The legal turning point came in 2024, when the U.S. Securities and Exchange Commission (SEC) adopted sweeping rules governing SPAC IPOs and de-SPAC transactions. These reforms fundamentally altered the disclosure and liability landscape applicable to sponsors, target companies, and underwriters. Most notably, the SEC's approach aligned de-SPAC transactions more closely with traditional IPO standards. Enhanced disclosures regarding sponsor compensation, conflicts of interest, financial projections, and dilution are now mandatory.

Initially, these changes contributed to a slowdown in activity. However, in 2025, the market began to stabilize under the new framework, with roughly more than 120 SPAC IPOs raising over $20 billion, representing the most active year since the 2021 peak. As of early 2026, many of those SPACs remain actively searching for merger targets, creating a pipeline of potential de-SPAC transactions as sponsors face deadlines to deploy capital.

Under new SEC Chair Paul Atkins, the regulatory environment may become even more favorable for SPACs, with the agency placing renewed emphasis on capital formation. The SEC has also demonstrated that it is prioritizing fraud enforcement over minor technical violations, which may foster a more stable, predictable environment.

Sector Focus and Strategic Positioning

The 2026 cohort of SPACs demonstrates more targeted sector strategies than their predecessors. Rather than broad mandates to acquire any high-growth technology company, sponsors are frequently targeting specific areas, such as artificial intelligence infrastructure, energy transition technologies, digital health platforms, and fintech systems.

Of course, this specialization carries legal implications. Transactions in regulated industries require early attention to licensing regimes, data privacy obligations, cybersecurity standards, and industry-specific compliance risks. Due diligence timelines have expanded accordingly. In cross-border transactions, additional scrutiny surrounds foreign ownership restrictions, trade compliance, and geopolitical risk.

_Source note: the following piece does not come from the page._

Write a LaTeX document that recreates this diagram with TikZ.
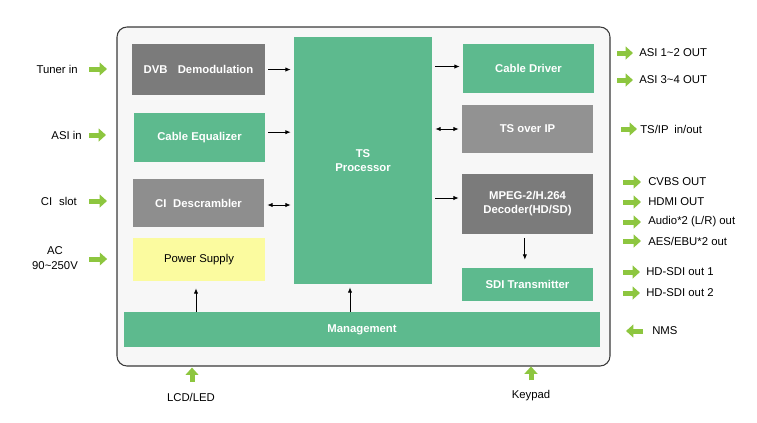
\documentclass[tikz,border=0pt]{standalone}
\usepackage{fontspec}
\setmainfont{Liberation Sans}
\usetikzlibrary{arrows.meta}
\definecolor{boxgreen}{HTML}{5DBA8E}
\definecolor{greyA}{HTML}{7B7B7B}
\definecolor{greyB}{HTML}{8E8E8E}
\definecolor{greyC}{HTML}{929292}
\definecolor{boxyellow}{HTML}{FBFB9F}
\definecolor{arrowgreen}{HTML}{8DC63F}
\definecolor{boardfill}{HTML}{F7F7F7}
\definecolor{boardline}{HTML}{3A3A3A}
\begin{document}
\begin{tikzpicture}[x=0.75pt,y=-0.75pt,
    font=\fontsize{8.5}{11}\selectfont,
    blk/.style={fill=boxgreen,text=white,align=center,inner sep=0pt,
        font=\fontsize{8.5}{10.5}\selectfont\bfseries},
    boxsize/.style 2 args={minimum width=#1*0.75pt,minimum height=#2*0.75pt},
    lbl/.style={inner sep=0pt,align=center},
    link/.style={-{Latex[length=4pt,width=3.2pt]},line width=0.6pt,
        shorten <=2.25pt,shorten >=2.25pt},
    twoway/.style={{Latex[length=4pt,width=3.2pt]}-{Latex[length=4pt,width=3.2pt]},
        line width=0.6pt,shorten <=2.25pt,shorten >=2.25pt},
    garrow/.style={draw=arrowgreen,line width=3.75pt,
        -{Triangle[length=5.5pt,width=9.5pt]}}]
    \useasboundingbox (0,0) rectangle (757,422);
    %% Board
    \draw[fill=boardfill,draw=boardline,line width=0.8pt,rounded corners=7.5pt]
        (117,27) rectangle (610,366);
    %% Left column
    \node[blk,boxsize={133}{51},fill=greyA] (dvb) at (198.5,69.5)
        {DVB\hspace{0.9em}Demodulation};
    \node[blk,boxsize={131}{49}] (equal) at (199.5,137.5) {Cable Equalizer};
    \node[blk,boxsize={131}{48},fill=greyB] (descr) at (198.5,203)
        {CI\hspace{0.6em}Descrambler};
    \node[blk,boxsize={132}{43},fill=boxyellow,text=black,font=\fontsize{8.5}{10.5}\selectfont]
        (power) at (199,259.5) {Power Supply};
    %% Middle
    \node[blk,boxsize={138}{247}] (tsp) at (363,160.5) {TS\\Processor};
    %% Right column
    \node[blk,boxsize={131}{49}] (driver) at (528.5,68.5) {Cable Driver};
    \node[blk,boxsize={131}{48},fill=greyC] (tsip) at (527.5,129) {TS over IP};
    \node[blk,boxsize={131}{60},fill=greyA] (mpeg) at (527.5,204)
        {MPEG-2/H.264\\Decoder(HD/SD)};
    \node[blk,boxsize={131}{33}] (sdi) at (527.5,284.5) {SDI Transmitter};
    %% Bottom
    \node[blk,boxsize={476}{35}] (mgmt) at (362,329.5) {Management};
    %% Inner links
    \draw[link] (dvb.east) -- (dvb.east -| tsp.west);
    \draw[link] ([yshift=4pt]equal.east) -- ([yshift=4pt]equal.east -| tsp.west);
    \draw[twoway] ([yshift=-1.5pt]descr.east) -- ([yshift=-1.5pt]descr.east -| tsp.west);
    \draw[link] ([yshift=1.5pt]driver.west -| tsp.east) -- ([yshift=1.5pt]driver.west);
    \draw[twoway] (tsip.west -| tsp.east) -- (tsip.west);
    \draw[link] ([yshift=4.5pt]mpeg.west -| tsp.east) -- ([yshift=4.5pt]mpeg.west);
    \draw[link,shorten <=3pt,shorten >=6pt] ([xshift=-2pt]mpeg.south) -- ([xshift=-2pt]sdi.north);
    \draw[link,shorten <=0pt,shorten >=5.25pt]
        ([xshift=-2.25pt]power.south |- mgmt.north) -- ([xshift=-2.25pt]power.south);
    \draw[link,shorten <=0pt,shorten >=2.25pt]
        ([xshift=-9.75pt]tsp.south |- mgmt.north) -- ([xshift=-9.75pt]tsp.south);
    %% Inputs
    \node[lbl,anchor=east] (tuner) at (78,69) {Tuner in};
    \draw[garrow] (tuner.east) ++(11,0) -- ++(18,0);
    \node[lbl,anchor=east] (asiin) at (82,135) {ASI in};
    \draw[garrow] (asiin.east) ++(7,0) -- ++(17,0);
    \node[lbl,anchor=east] (cislot) at (77,201) {CI\hspace{0.6em}slot};
    \draw[garrow] (cislot.east) ++(12,0) -- ++(18,0);
    \node[lbl] (ac) at (55,258) {AC\\90\textasciitilde250V};
    \draw[garrow] (ac.east) ++(11,1) -- ++(18,0);
    %% Outputs
    \foreach \n/\y/\t in {asia/53/{ASI 1\textasciitilde2 OUT},asib/80/{ASI 3\textasciitilde4 OUT}}
    {
        \node[lbl,anchor=west] (\n) at (639,\y) {\t};
        \draw[garrow] (\n.west) ++(-22,0) -- ++(16,0);
    }
    \node[lbl,anchor=west] (tsipio) at (640,129) {TS/IP\hspace{0.5em}in/out};
    \draw[garrow] (tsipio.west) ++(-19,0) -- ++(16,0);
    \foreach \n/\y/\t in {cvbs/182/{CVBS OUT},hdmi/202/{HDMI OUT},
        audio/222/{Audio*2 (L/R) out},aes/241/{AES/EBU*2 out}}
    {
        \node[lbl,anchor=west] (\n) at (648,\y) {\t};
        \draw[garrow] (\n.west) ++(-25,0) -- ++(18,0);
    }
    \foreach \n/\y/\t in {sdia/272/{HD-SDI out 1},sdib/293/{HD-SDI out 2}}
    {
        \node[lbl,anchor=west] (\n) at (646,\y) {\t};
        \draw[garrow] (\n.west) ++(-23,0) -- ++(17,0);
    }
    \node[lbl,anchor=west] (nms) at (652,331) {NMS};
    \draw[garrow] (nms.west) ++(-9,0) -- ++(-17,0);
    %% Front panel
    \node[lbl] (lcd) at (191,397) {LCD/LED};
    \draw[garrow] (lcd.north) ++(1,-11) -- ++(0,-14);
    \node[lbl] (keypad) at (531,396) {Keypad};
    \draw[garrow] (keypad.north) ++(0,-10) -- ++(0,-14);
\end{tikzpicture}
\end{document}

What's Next: Risks and Opportunities in 2026

Although 2026 may mark the point at which SPACs demonstrate that they can serve as both an efficient and compliant route to the public markets, they continue to present distinct risks that all transaction participants must carefully evaluate.

New SPAC Opportunities

  • Institutional participation: With more robust disclosure rules and a more predictable framework, SPACs may attract more institutional capital in 2026.
  • Innovation finance: SPACs provide an alternative route to liquidity for high-growth sectors that may otherwise struggle with traditional IPO timing.
  • Governance upgrades: The evolution toward SPAC 3.0 suggests a more enduring, quality-focused model for blank-check listings, which should further fuel growth.

Ongoing SPAC Risks

  • Regulatory shifts: Any changes in SEC policy could affect SPAC disclosures or deal mechanics.
  • Deal quality pressures: With many SPACs seeking targets before deadlines, there is a risk that some deals may be rushed.
  • Market volatility: Equity market conditions still play a vital role in de-SPAC valuations and investor sentiment.
  • Class-action litigation: Securities class actions following disappointing post-merger performance remain a real threat, with plaintiffs continuing to scrutinize disclosures around projections, internal controls, related-party transactions, and conflicts of interest.

Key Takeaway

A true banner year in 2026 would not resemble the exuberance of 2021. It would instead signal that SPACs have evolved into a mature, governance-driven mechanism capable of withstanding regulatory scrutiny and market volatility. For corporate issuers, underwriters, and investors, navigating this new landscape requires a nuanced understanding of evolving regulatory requirements, lifecycle pressures, and strategic sector trends.

The content of this article is intended to provide a general guide to the subject matter. Specialist advice should be sought about your specific circumstances.